Beauties Parodying the Seven Sages - A Selection of Younger Courtesans (Shichi kenjin yatsushi bijin shinzo zoroe): Tokiuta of the Chôjiya
- Source:
- ukiyo-e.org
Description
Tokiuta of the Chojiya, from Beauties Parodying the Seven Sages: A Selection of Younger Courtesans (Shichi kenjin yatsushi bijin shinzo zoroe), shows a shinzo of the Chojiya, one of the famous Yoshiwara houses, and is preserved in the Art Institute of Chicago (reference 101160_526658). The print is by Chobunsai Eishi (1756-1829), the Kano-trained [ukiyo-e](/glossary/ukiyo-e) artist whose career bridged the official samurai-house tradition of painting and the commercial Edo print market. Eishi's idiom is on full display: Tokiuta stands tall and slender, her elongated body forming a single quiet vertical against a flat ground.
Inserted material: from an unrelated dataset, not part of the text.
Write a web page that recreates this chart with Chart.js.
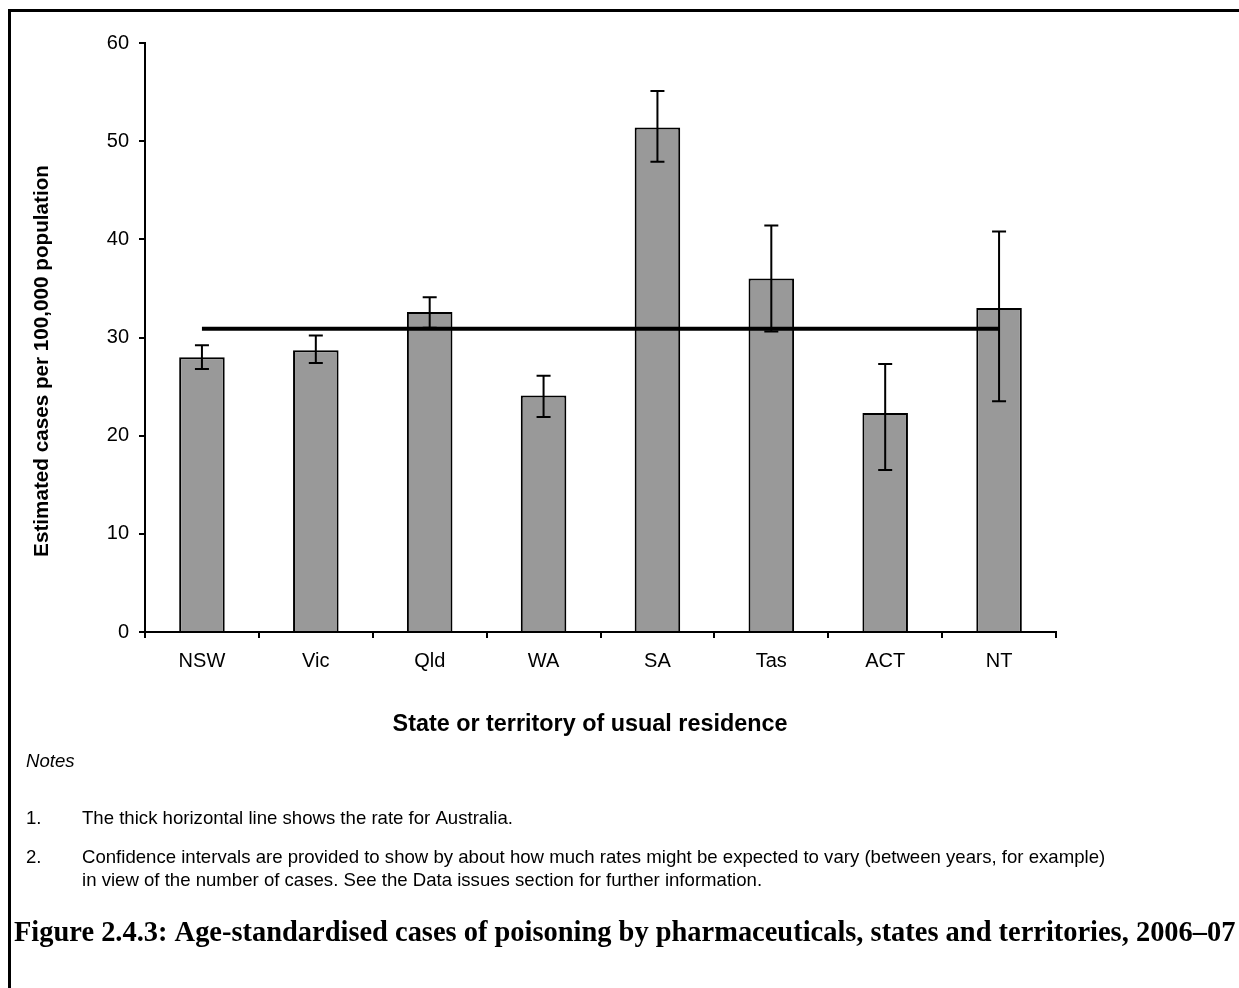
<!DOCTYPE html>
<html>
<head>
<meta charset="utf-8">
<script src="https://cdn.jsdelivr.net/npm/chart.js@4/dist/chart.umd.min.js"></script>
<style>
  html, body { margin: 0; padding: 0; background: #fff; }
  #wrap { position: relative; width: 1239px; height: 988px; overflow: hidden; background: #fff; }
  canvas { display: block; }
</style>
</head>
<body>
<div id="wrap"><canvas id="c" width="1239" height="988"></canvas></div>
<script>
// Age-standardised rates of poisoning by pharmaceuticals, 2006–07
const states = ['NSW', 'Vic', 'Qld', 'WA', 'SA', 'Tas', 'ACT', 'NT'];
const rates = [28.0, 28.7, 32.6, 24.1, 51.4, 36.0, 22.3, 33.0];
const ciLower = [26.8, 27.4, 31.0, 21.9, 47.9, 30.6, 16.5, 23.5];
const ciUpper = [29.2, 30.2, 34.1, 26.1, 55.1, 41.4, 27.3, 40.8];
const australiaRate = 30.9;
const yTicks = [0, 10, 20, 30, 40, 50, 60];

const yTitle = 'Estimated cases per 100,000 population';
const xTitle = 'State or territory of usual residence';
const notesHeading = 'Notes';
const notes = [
  ['1.', ['The thick horizontal line shows the rate for Australia.']],
  ['2.', ['Confidence intervals are provided to show by about how much rates might be expected to vary (between years, for example)',
          'in view of the number of cases. See the Data issues section for further information.']]
];
const caption = 'Figure 2.4.3: Age-standardised cases of poisoning by pharmaceuticals, states and territories, 2006\u201307';

const SANS = '"Liberation Sans", Arial, Helvetica, sans-serif';
const SERIF = '"Liberation Serif", "Times New Roman", serif';

Chart.defaults.font.family = SANS;
Chart.defaults.color = '#000';

// font size that makes a string span a given width
function fitSize(ctx, text, style, weight, family, width) {
  ctx.font = `${style} ${weight} 100px ${family}`;
  return 100 * width / ctx.measureText(text).width;
}

// confidence-interval whiskers on each bar
const errorBars = {
  id: 'errorBars',
  afterDatasetsDraw(chart) {
    const { ctx, scales: { x, y } } = chart;
    ctx.save();
    ctx.strokeStyle = '#000';
    ctx.lineWidth = 2;
    states.forEach((s, i) => {
      const px = x.getPixelForValue(i);
      const top = y.getPixelForValue(ciUpper[i]);
      const bot = y.getPixelForValue(ciLower[i]);
      ctx.beginPath();
      ctx.moveTo(px, top); ctx.lineTo(px, bot);
      ctx.moveTo(px - 7, top); ctx.lineTo(px + 7, top);
      ctx.moveTo(px - 7, bot); ctx.lineTo(px + 7, bot);
      ctx.stroke();
    });
    ctx.restore();
  }
};

// frame, axis titles, notes and figure caption
const pageText = {
  id: 'pageText',
  afterDraw(chart) {
    const ctx = chart.ctx;
    ctx.save();
    ctx.strokeStyle = '#000';
    ctx.lineWidth = 3;
    ctx.beginPath();
    ctx.moveTo(9.5, 988); ctx.lineTo(9.5, 10.5); ctx.lineTo(1239, 10.5);
    ctx.stroke();

    ctx.fillStyle = '#000';
    ctx.textBaseline = 'middle';

    // y-axis title
    ctx.save();
    ctx.translate(42, 361);
    ctx.rotate(-Math.PI / 2);
    ctx.textAlign = 'center';
    const ys = fitSize(ctx, yTitle, 'normal', 'bold', SANS, 392);
    ctx.font = `bold ${ys}px ${SANS}`;
    ctx.fillText(yTitle, 0, 0);
    ctx.restore();

    // x-axis title
    ctx.textAlign = 'center';
    const xs = fitSize(ctx, xTitle, 'normal', 'bold', SANS, 395);
    ctx.font = `bold ${xs}px ${SANS}`;
    ctx.fillText(xTitle, 590, 725);

    // notes
    const ns = fitSize(ctx, notes[1][1][0], 'normal', 'normal', SANS, 1024);
    ctx.textAlign = 'left';
    ctx.font = `italic ${ns}px ${SANS}`;
    ctx.fillText(notesHeading, 26, 762);
    ctx.font = `normal ${ns}px ${SANS}`;
    const rows = [[819], [858, 881]];
    notes.forEach((n, i) => {
      ctx.fillText(n[0], 26, rows[i][0]);
      n[1].forEach((line, j) => ctx.fillText(line, 82, rows[i][j]));
    });

    // caption
    const cs = fitSize(ctx, caption, 'normal', 'bold', SERIF, 1222);
    ctx.font = `bold ${cs}px ${SERIF}`;
    ctx.fillText(caption, 14, 934);
    ctx.restore();
  }
};

const axisLine = { color: '#000', width: 2 };
const tickGrid = { drawOnChartArea: false, drawTicks: true, tickLength: 6, color: '#000', lineWidth: 2 };

new Chart(document.getElementById('c'), {
  data: {
    labels: states,
    datasets: [
      {
        type: 'line',
        label: 'Australia',
        data: states.map(() => australiaRate),
        borderColor: '#000',
        borderWidth: 4,
        pointRadius: 0,
        fill: false,
        order: 0
      },
      {
        type: 'bar',
        label: 'Rate',
        data: rates,
        backgroundColor: '#999999',
        borderColor: '#000',
        borderWidth: 2,
        barPercentage: 0.4,
        categoryPercentage: 1.0,
        order: 1
      }
    ]
  },
  options: {
    responsive: false,
    animation: false,
    layout: { padding: { left: 0, top: 43, right: 183, bottom: 256 } },
    plugins: { legend: { display: false }, tooltip: { enabled: false } },
    scales: {
      x: {
        type: 'category',
        offset: true,
        grid: Object.assign({ offset: true }, tickGrid),
        border: axisLine,
        ticks: { color: '#000', font: { size: 20 }, padding: 11, maxRotation: 0 },
        afterFit(s) { s.height = 100; }
      },
      y: {
        min: 0,
        max: 60,
        afterBuildTicks(s) { s.ticks = yTicks.map(v => ({ value: v })); },
        grid: tickGrid,
        border: axisLine,
        ticks: { color: '#000', font: { size: 20 }, padding: 10 },
        afterFit(s) { s.width = 145; }
      }
    }
  },
  plugins: [errorBars, pageText]
});
</script>
</body>
</html>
Her kimono patterning carries most of the visual interest, with the small face and lowered eyes contributing to the calm, dignified atmosphere that distinguishes Eishi from contemporaries who emphasized facial expression or sensuous contour. Color is restrained, and impressions like this one in the Art Institute show the precise registration of the woodblocks, with key-block outline and color separations aligned cleanly. The series' parodic framing recasts the Chinese Seven Sages of the Bamboo Grove as seven shinzo of named brothel houses, a mitate that depends on the educated viewer's ability to enjoy both layers simultaneously. As an Edo [bijin-ga](/glossary/bijin-ga), the sheet exemplifies Eishi's approach to literary subjects: the joke is gentle, the allusion is precise, and the present-day portrait is treated with the dignity of a court painting. The Art Institute's impression preserves the artist's signature and the publisher's cartouche, and the museum's wider Eishi holdings provide additional context for the series.